## Provided data
---*---
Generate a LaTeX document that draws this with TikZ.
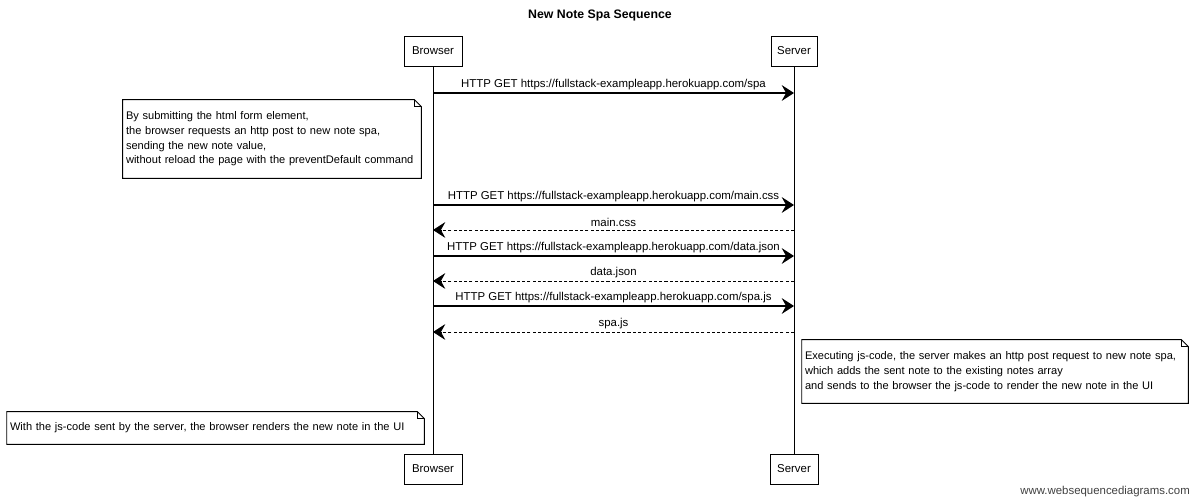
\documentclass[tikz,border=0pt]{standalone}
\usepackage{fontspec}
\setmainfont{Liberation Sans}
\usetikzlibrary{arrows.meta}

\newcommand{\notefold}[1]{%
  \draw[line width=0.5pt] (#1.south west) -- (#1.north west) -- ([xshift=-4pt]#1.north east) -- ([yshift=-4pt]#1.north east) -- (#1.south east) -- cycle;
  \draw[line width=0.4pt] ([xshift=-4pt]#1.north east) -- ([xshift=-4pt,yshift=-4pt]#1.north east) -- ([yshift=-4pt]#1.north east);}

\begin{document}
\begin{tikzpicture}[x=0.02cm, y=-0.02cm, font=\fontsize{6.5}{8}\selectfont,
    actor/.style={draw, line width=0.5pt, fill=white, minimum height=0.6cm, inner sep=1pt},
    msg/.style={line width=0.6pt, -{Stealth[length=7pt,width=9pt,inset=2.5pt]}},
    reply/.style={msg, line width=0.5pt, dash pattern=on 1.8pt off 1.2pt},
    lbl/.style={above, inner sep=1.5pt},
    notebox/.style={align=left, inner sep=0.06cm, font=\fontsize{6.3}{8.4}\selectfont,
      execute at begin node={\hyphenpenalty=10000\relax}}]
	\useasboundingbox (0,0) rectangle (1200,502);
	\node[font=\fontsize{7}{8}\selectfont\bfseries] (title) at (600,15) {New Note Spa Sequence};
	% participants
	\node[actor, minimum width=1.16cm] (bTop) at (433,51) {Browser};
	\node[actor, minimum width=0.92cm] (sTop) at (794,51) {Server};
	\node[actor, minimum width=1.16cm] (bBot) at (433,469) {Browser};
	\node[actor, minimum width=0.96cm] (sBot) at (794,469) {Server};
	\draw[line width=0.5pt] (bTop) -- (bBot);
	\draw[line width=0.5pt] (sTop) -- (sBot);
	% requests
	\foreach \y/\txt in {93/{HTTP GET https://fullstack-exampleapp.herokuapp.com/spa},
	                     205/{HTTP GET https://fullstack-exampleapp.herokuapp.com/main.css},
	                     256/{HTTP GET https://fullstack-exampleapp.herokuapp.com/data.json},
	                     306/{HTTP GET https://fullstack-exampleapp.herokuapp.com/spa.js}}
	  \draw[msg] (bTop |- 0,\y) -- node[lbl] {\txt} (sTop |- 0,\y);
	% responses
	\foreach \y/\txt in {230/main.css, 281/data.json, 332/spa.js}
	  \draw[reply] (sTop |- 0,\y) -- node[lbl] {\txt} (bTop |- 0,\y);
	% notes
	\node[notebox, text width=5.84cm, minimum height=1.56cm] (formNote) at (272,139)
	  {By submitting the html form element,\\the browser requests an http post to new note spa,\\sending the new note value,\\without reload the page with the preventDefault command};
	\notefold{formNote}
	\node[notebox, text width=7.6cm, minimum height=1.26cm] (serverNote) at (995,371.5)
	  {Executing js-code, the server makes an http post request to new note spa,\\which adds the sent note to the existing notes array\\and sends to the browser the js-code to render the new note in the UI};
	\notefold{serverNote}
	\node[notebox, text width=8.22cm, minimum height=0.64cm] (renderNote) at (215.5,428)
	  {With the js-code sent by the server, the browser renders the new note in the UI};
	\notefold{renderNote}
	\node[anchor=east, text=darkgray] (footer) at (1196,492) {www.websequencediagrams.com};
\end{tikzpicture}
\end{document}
---*---
## Exercise
From the first line of the listing above, repeat every line through the one holding "width=0.4pt] ([xshift=-4pt]#1.north east)". Both ends count, and pictures stay out.

## Expected output
Generate a LaTeX document that draws this with TikZ.
\documentclass[tikz,border=0pt]{standalone}
\usepackage{fontspec}
\setmainfont{Liberation Sans}
\usetikzlibrary{arrows.meta}

\newcommand{\notefold}[1]{%
  \draw[line width=0.5pt] (#1.south west) -- (#1.north west) -- ([xshift=-4pt]#1.north east) -- ([yshift=-4pt]#1.north east) -- (#1.south east) -- cycle;
  \draw[line width=0.4pt] ([xshift=-4pt]#1.north east) -- ([xshift=-4pt,yshift=-4pt]#1.north east) -- ([yshift=-4pt]#1.north east);}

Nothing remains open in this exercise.